__Supplied material__
******

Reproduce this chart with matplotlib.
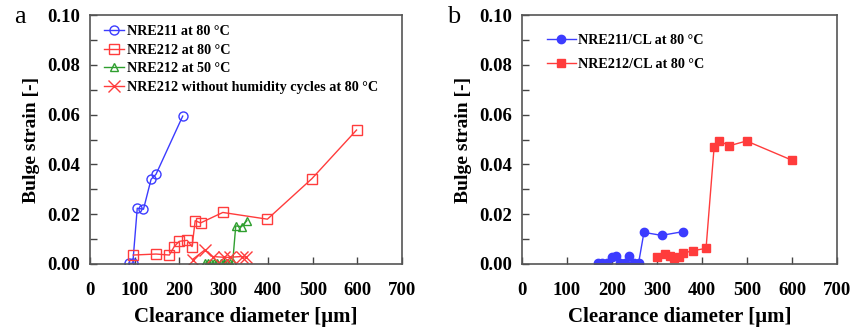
import matplotlib
matplotlib.use("Agg")
import matplotlib.pyplot as plt
from matplotlib.ticker import MultipleLocator

plt.rcParams['font.family'] = ['Liberation Serif', 'DejaVu Serif']

# panel a
nre211_x = [88, 96, 106, 120, 137, 148, 208]
nre211_y = [0.0003, 0.0003, 0.0224, 0.022, 0.034, 0.036, 0.0594]

nre212_x = [97, 148, 178, 189, 200, 218, 229, 236, 248, 298, 398, 498, 598]
nre212_y = [0.0036, 0.004, 0.0036, 0.007, 0.0091, 0.0095, 0.007, 0.0174,
            0.0165, 0.0207, 0.018, 0.0343, 0.0538]

nre212_50_x = [258, 265, 272, 279, 286, 293, 300, 307, 314, 320, 327, 340, 352]
nre212_50_y = [0.0004, 0.0004, 0.0004, 0.0004, 0.0004, 0.0004, 0.0004,
               0.0004, 0.0004, 0.0004, 0.0153, 0.015, 0.0174]

nohum_x = [230, 258, 275, 300, 313, 340, 350]
nohum_y = [0.0018, 0.0057, 0.003, 0.0027, 0.0027, 0.003, 0.0027]

# panel b
cl211_x = [168, 177, 188, 199, 209, 218, 229, 238, 249, 259, 271, 310, 358]
cl211_y = [0.0003, 0.0003, 0.0003, 0.0027, 0.0032, 0.0003, 0.0003, 0.0032,
           0.0003, 0.0003, 0.0127, 0.0115, 0.013]

cl212_x = [299, 318, 329, 338, 349, 357, 379, 409, 427, 438, 461, 499, 601]
cl212_y = [0.0028, 0.004, 0.0032, 0.0023, 0.0028, 0.0043, 0.0053, 0.0063,
           0.0471, 0.0494, 0.0475, 0.0494, 0.0416]

blue = '#3c3cff'
red = '#ff3c3c'
green = '#2f9f2f'

fig = plt.figure(figsize=(8.56, 3.3), dpi=100)
W, H = 856.0, 330.0
ax1 = fig.add_axes([90 / W, 66 / H, 312 / W, 249 / H])
ax2 = fig.add_axes([522 / W, 66 / H, 315 / W, 249 / H])

ax1.plot(nre211_x, nre211_y, '-o', color=blue, mfc='none', ms=6.5, lw=1,
         label='NRE211 at 80 \u00b0C')
ax1.plot(nre212_x, nre212_y, '-s', color=red, mfc='none', ms=6.5, lw=1,
         label='NRE212 at 80 \u00b0C')
ax1.plot(nre212_50_x, nre212_50_y, '-^', color=green, mfc='none', ms=6, lw=1,
         label='NRE212 at 50 \u00b0C')
ax1.plot(nohum_x, nohum_y, '-x', color=red, ms=8, lw=1,
         label='NRE212 without humidity cycles at 80 \u00b0C')

ax2.plot(cl211_x, cl211_y, '-o', color=blue, ms=6, lw=1,
         label='NRE211/CL at 80 \u00b0C')
ax2.plot(cl212_x, cl212_y, '-s', color=red, ms=6, lw=1,
         label='NRE212/CL at 80 \u00b0C')

for ax in (ax1, ax2):
    ax.set_xlim(0, 700)
    ax.set_ylim(0, 0.1)
    ax.xaxis.set_major_locator(MultipleLocator(100))
    ax.yaxis.set_major_locator(MultipleLocator(0.02))
    ax.yaxis.set_minor_locator(MultipleLocator(0.01))
    ax.tick_params(axis='both', which='both', direction='in', length=5,
                   width=1, color='#444444', labelsize=13.5)
    ax.tick_params(axis='x', pad=13)
    ax.tick_params(axis='y', pad=7)
    ax.tick_params(top=False, right=False)
    for lab in ax.get_xticklabels() + ax.get_yticklabels():
        lab.set_fontweight('bold')
    ax.yaxis.set_major_formatter(plt.FuncFormatter(lambda v, p: '%.2f' % v))
    for sp in ax.spines.values():
        sp.set_color('#555555')
        sp.set_linewidth(1.2)
    ax.set_xlabel('Clearance diameter [\u03bcm]', fontsize=15,
                  fontweight='bold', labelpad=6)
    ax.set_ylabel('Bulge strain [-]', fontsize=14, fontweight='bold',
                  labelpad=5)

ax1.legend(loc='upper left', bbox_to_anchor=(0.045, 0.96), frameon=False,
           borderpad=0, borderaxespad=0, handlelength=1.4, handletextpad=0.25,
           labelspacing=0.4, prop={'size': 10.2, 'weight': 'bold'})
ax2.legend(loc='upper left', bbox_to_anchor=(0.08, 0.925), frameon=False,
           borderpad=0, borderaxespad=0, handlelength=2.0, handletextpad=0.2,
           labelspacing=0.8, prop={'size': 10.2, 'weight': 'bold'})

fig.text(14 / W, 1 - 17 / H, 'a', fontsize=19, va='center', ha='left')
fig.text(447 / W, 1 - 17 / H, 'b', fontsize=19, va='center', ha='left')

fig.savefig('out.png', dpi=100)
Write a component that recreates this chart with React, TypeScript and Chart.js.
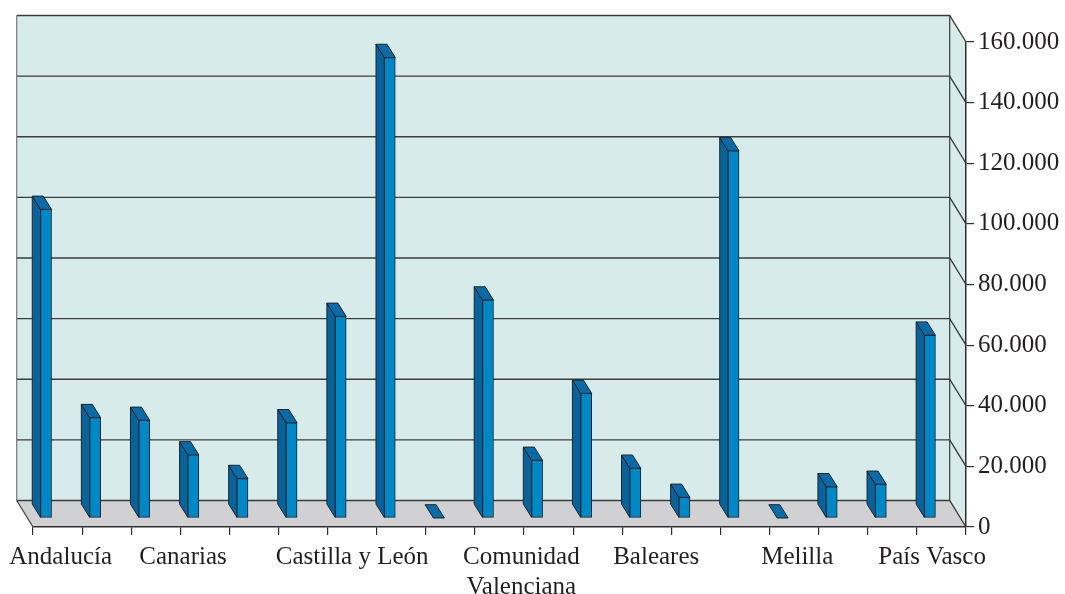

******

__Problem to solve__
Repeat, with no pictures, each line from the beginning of the data through the line containing "plt.rcParams['font.family'] = ['Liberation", inclusive.

__Result__
Reproduce this chart with matplotlib.
import matplotlib
matplotlib.use("Agg")
import matplotlib.pyplot as plt
from matplotlib.ticker import MultipleLocator

plt.rcParams['font.family'] = ['Liberation Serif', 'DejaVu Serif']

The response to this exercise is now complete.